The conflict in Ukraine started years ago and the “only mistake” that Russia and Belarus made was not resolving the issue sooner, Belarusian President Alexander Lukashenko said on Thursday.

Speaking at a meeting of Commonwealth of Independent States (CIS) security chiefs, Lukashenko stated that the Ukraine conflict began even before the 2014 Maidan coup in Kiev, which ousted the country’s democratically elected president, Viktor Yanukovich.

“I absolutely agree with President [Vladimir] Putin when he says that we did not start this war. It didn’t even start in 2014. It started well before 2014. We saw everything that happened here: the ‘brown’ coup that took place, and what Ukraine has been led into,” Lukashenko declared.

Hostilities were bound to break out sooner or later, the Belarusian leader claimed, adding that even if Moscow had not launched its military operation a year ago, it would have been inevitable anyway – but on even worse terms for Russia and Belarus.

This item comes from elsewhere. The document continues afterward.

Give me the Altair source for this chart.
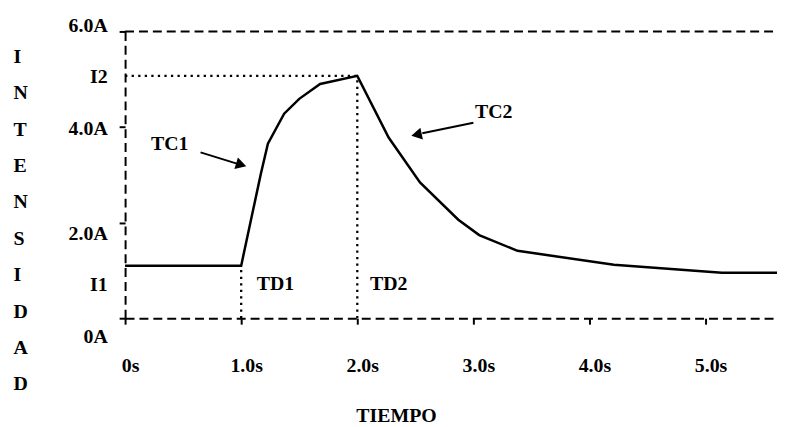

The “only mistake” made by the two countries was continuing their efforts to resolve the conflict through diplomacy, rather than launching military action sooner, Lukashenko insisted.

According to Lukashenko, current Ukrainian President Vladimir Zelensky – as well as his predecessors Pyotr Poroshenko and Yanukovich – effectively did nothing to secure a “peaceful existence” for the country’s citizens. They “didn’t want war” but were apparently being pushed into it, Lukashenko alleged, adding that Kiev’s Western backers have openly admitted to using the drawn-out diplomatic efforts to resolve the crisis merely as a stopgap to arm and train Ukraine’s military.

“They frankly admitted that they did everything to prepare Ukraine for a war with Russia,” Lukashenko claimed, referring to remarks by former German Chancellor Angela Merkel and ex-French President Francois Hollande. Both figures have said that the Minsk agreements, signed in 2014 and 2015 as a purported roadmap for peace in the formerly Ukrainian Donbass, were a means to buy time to build up Ukrainian forces.